Enfin, la CNE pourrait être chargée de la définition des clauses de revoyure prévues dans le cadre des réformes des collectivités territoriales.
Proposition n° 3 : Mettre en place une CNE aux missions rénovées qui aurait vocation à se prononcer sur : - les perspectives de réformes dont la mise en oeuvre est susceptible de toucher les différents niveaux de collectivités territoriales ou leurs groupements ; - les problématiques liées aux politiques publiques décentralisées nécessitant un partenariat entre l'Etat et les collectivités ; - l'évolution de la situation des finances publiques et la lutte contre les déficits publics ; - les projets de loi ainsi que les projets d'actes législatifs de l'Union européenne touchant à l'organisation, aux compétences et aux finances des collectivités territoriales ; - la définition des clauses de revoyure prévues dans le cadre des réformes des collectivités territoriales ; - tout autre sujet intéressant les collectivités territoriales ou le Gouvernement. Proposition n° 4 : Fusionner les missions de la conférence nationale des déficits publics au sein d'une CNE rénovée. |
Enfin, l'institutionnalisation de la CNE et la redéfinition de ses missions nécessitent la mise en place d'un secrétariat technique permanent pour coordonner et organiser ses différentes actions. De plus, pour permettre une réelle progression des dossiers, les réunions de la CNE devraient se tenir à échéance régulière, au minimum trois fois par an, selon un calendrier et un ordre du jour prévus suffisamment à l'avance, pour que les sujets évoqués soient préparés sérieusement.
Vos rapporteurs préconisent donc de doter la CNE d'un secrétariat permanent . Cette structure serait en relation avec les services compétents de l'Etat et les associations représentatives de collectivités pour préparer techniquement les réunions.

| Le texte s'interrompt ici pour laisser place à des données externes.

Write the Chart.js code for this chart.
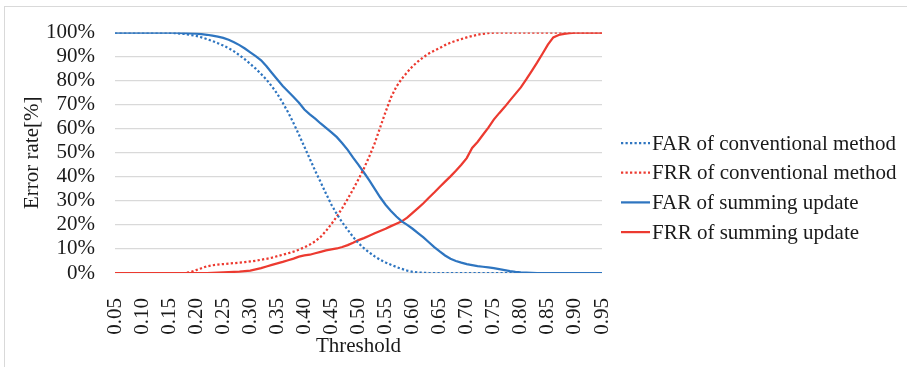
<html>
<head>
<script src="https://cdn.jsdelivr.net/npm/chart.js@4.4.0/dist/chart.umd.min.js"></script>
<style>
  body { margin: 0; background: #fff; }
  #frame { position: absolute; left: 4px; top: 6px; width: 910px; height: 370px; border: 1px solid #d9d9d9; }
  #wrap { position: absolute; left: 0; top: 0; width: 907px; height: 367px; }
</style>
</head>
<body>
<div id="frame"></div>
<div id="wrap"><canvas id="line-chart" width="907" height="367"></canvas></div>

<script>
// thresholds 0.05 .. 0.95 in steps of 0.01
var thresholds = []
for (var i = 5; i <= 95; i++) thresholds.push(i / 100)

var seriesNames = ["FAR of conventional method", "FRR of conventional method", "FAR of summing update", "FRR of summing update"]

var farConv = [100,100,100,100,100,100,100,100,100,100,100,
  99.8,99.6,99.4,99.0,98.6, 98.0,97.3,96.5,95.6,94.6, 93.5,92.2,90.6,88.9,87.0,
  85.0,82.8,80.4,77.6,74.5, 70.8,66.8,62.3,57.5,52.5, 47.5,42.5,37.8,33.0,28.4,
  24.5,21.0,18.0,15.0,12.4, 10.3,8.5,6.9,5.5,4.4, 3.4,2.5,1.7,1.0,0.5,
  0.2,0.1,0,0,0, 0,0,0,0,0, 0,0,0,0,0, 0,0,0,0,0, 0,0,0,0,0, 0,0,0,0,0, 0,0,0,0,0]

var frrConv = [0,0,0,0,0,0,0,0,0,0,0,
  0,0,0,0.4,1.2, 2.0,2.8,3.2,3.5,3.7, 3.9,4.1,4.3,4.5,4.8,
  5.1,5.5,5.9,6.4,7.0, 7.6,8.2,8.9,9.7,10.7, 11.8,13.2,15.0,17.5,20.4,
  23.5,27.0,30.8,34.8,39.0, 43.5,48.5,54.0,60.5,67.0, 73.0,77.5,80.8,83.5,86.0,
  88.0,89.8,91.3,92.5,93.6, 94.8,95.8,96.6,97.3,98.0, 98.6,99.1,99.5,99.8,100,
  100,100,100,100,100, 100,100,100,100,100, 100,100,100,100,100, 100,100,100,100,100]

var farSum = [100,100,100,100,100,100,100,100,100,100,100,
  100,99.9,99.8,99.7,99.6, 99.4,99.1,98.7,98.3,97.8, 97.0,96.0,94.8,93.4,91.8,
  90.2,88.5,86.0,83.2,80.5, 77.8,75.5,73.2,70.8,68.0, 66.0,64.2,62.2,60.4,58.5,
  56.5,54.0,51.2,48.0,45.0, 41.8,38.5,35.0,31.5,28.4, 25.8,23.5,21.5,20.0,18.4,
  16.6,14.8,12.8,10.8,9.0, 7.3,5.9,5.0,4.3,3.7, 3.3,2.9,2.6,2.3,2.0,
  1.6,1.2,0.8,0.5,0.3, 0.2,0.1,0,0,0, 0,0,0,0,0, 0,0,0,0,0]

var frrSum = [0,0,0,0,0,0,0,0,0,0,0,
  0,0,0,0,0, 0,0,0.1,0.2,0.3, 0.4,0.5,0.6,0.8,1.0,
  1.5,2.0,2.7,3.4,4.0, 4.6,5.3,6.0,6.8,7.3, 7.6,8.2,8.8,9.4,9.8,
  10.2,10.8,11.6,12.6,13.7, 14.5,15.5,16.5,17.5,18.4, 19.5,20.5,21.5,23.0,25.0,
  27.0,29.0,31.3,33.5,35.8, 38.0,40.2,42.5,45.0,47.8, 52.0,54.5,57.5,60.5,63.8,
  66.5,69.0,71.8,74.5,77.2, 80.5,84.0,87.5,91.2,95.0, 98.0,99.0,99.5,99.8,100,
  100,100,100,100,100]

var BLUE = "#2E75C0"
var RED = "#EC3A30"
var FONT = "'Liberation Serif', 'Times New Roman', serif"

function toPoints(values){
  return values.map(function(v, i){ return {x: thresholds[i], y: v} })
}

function makeSet(label, values, color, dotted){
  return {
    label: label,
    data: toPoints(values),
    borderColor: color,
    backgroundColor: color,
    borderWidth: 2.25,
    borderDash: dotted ? [2.25, 2.25] : [],
    borderCapStyle: "butt",
    pointRadius: 0,
    tension: 0,
    fill: false
  }
}

// legend drawn by hand on the right
var sideLegend = {
  id: "sideLegend",
  afterDraw: function(chart){
    var ctx = chart.ctx
    var sets = chart.data.datasets
    ctx.save()
    ctx.font = "21px " + FONT
    ctx.textBaseline = "middle"
    ctx.fillStyle = "#1a1a1a"
    for (var k = 0; k < sets.length; k++){
      var y = 143 + k * 29.7
      ctx.beginPath()
      ctx.strokeStyle = sets[k].borderColor
      ctx.lineWidth = sets[k].borderWidth
      ctx.setLineDash(sets[k].borderDash)
      ctx.moveTo(621, y)
      ctx.lineTo(650, y)
      ctx.stroke()
      ctx.setLineDash([])
      ctx.fillText(sets[k].label, 652, y + 1)
    }
    ctx.restore()
  }
}

var myChart = new Chart(document.getElementById("line-chart"), {
  type: "line",
  data: {
    datasets: [
      makeSet(seriesNames[0], farConv, BLUE, true),
      makeSet(seriesNames[1], frrConv, RED, true),
      makeSet(seriesNames[2], farSum, BLUE, false),
      makeSet(seriesNames[3], frrSum, RED, false)
    ]
  },
  options: {
    responsive: false,
    animation: false,
    layout: { padding: { left: 0, top: 23, right: 305, bottom: 0 } },
    plugins: { legend: { display: false }, tooltip: { enabled: false } },
    scales: {
      x: {
        type: "linear",
        min: 0.05,
        max: 0.95,
        grid: { display: false },
        border: { display: false },
        ticks: {
          stepSize: 0.05,
          autoSkip: false,
          maxRotation: 90,
          minRotation: 90,
          padding: 17,
          color: "#1a1a1a",
          font: { family: FONT, size: 21 },
          callback: function(v){ return Number(v).toFixed(2) }
        },
        title: { display: true, text: "Threshold", color: "#1a1a1a", font: { family: FONT, size: 21 }, padding: { top: 0, bottom: 8 } },
        afterFit: function(s){ s.height = 94 }
      },
      y: {
        min: 0,
        max: 100,
        grid: { color: "#d9d9d9", lineWidth: 1.3, drawTicks: false },
        border: { display: false },
        ticks: {
          stepSize: 10,
          autoSkip: false,
          padding: 20,
          color: "#1a1a1a",
          font: { family: FONT, size: 21 },
          callback: function(v){ return v + "%" }
        },
        title: { display: true, text: "Error rate[%]", color: "#1a1a1a", font: { family: FONT, size: 21 }, padding: { top: 20, bottom: 0 } },
        afterFit: function(s){ s.width = 115 }
      }
    }
  },
  plugins: [sideLegend]
})
</script>
</body>
</html>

L'ordre du jour et les dates des réunions seraient décidés par la conférence, en laissant une certaine flexibilité sur la date à condition de respecter le rythme prévu.
Dans la mesure où le quatrième alinéa de l'article 24 de la Constitution dispose que le Sénat assure la représentation des collectivités territoriales , le secrétariat de la CNE pourrait dépendre de la chambre haute. Cependant, l'équipe administrative de la Délégation aux collectivités territoriales et à la décentralisation étant actuellement restreinte, vos rapporteurs préconisent plutôt que la direction générale des collectivités locales (DGCL) assure ce secrétariat, comme elle le fait d'ailleurs pour le CFL, la CCEC ou la CCEN. En revanche, prévoir la présence de fonctionnaires parlementaires dans le secrétariat permettrait au Parlement d'être également représenté dans l'équipe administrative.
Proposition n° 5 : Mettre en place un secrétariat permanent de la CNE et garantir la présence du Parlement en permettant la présence de fonctionnaires parlementaires au sein de ce secrétariat. |
* 48 Pour mémoire, un amendement au projet de loi portant réforme des collectivités territoriales et visant à institutionnaliser la CNE avait été rejeté lors de son examen en commission le 20 mai 2010 à l'Assemblée nationale.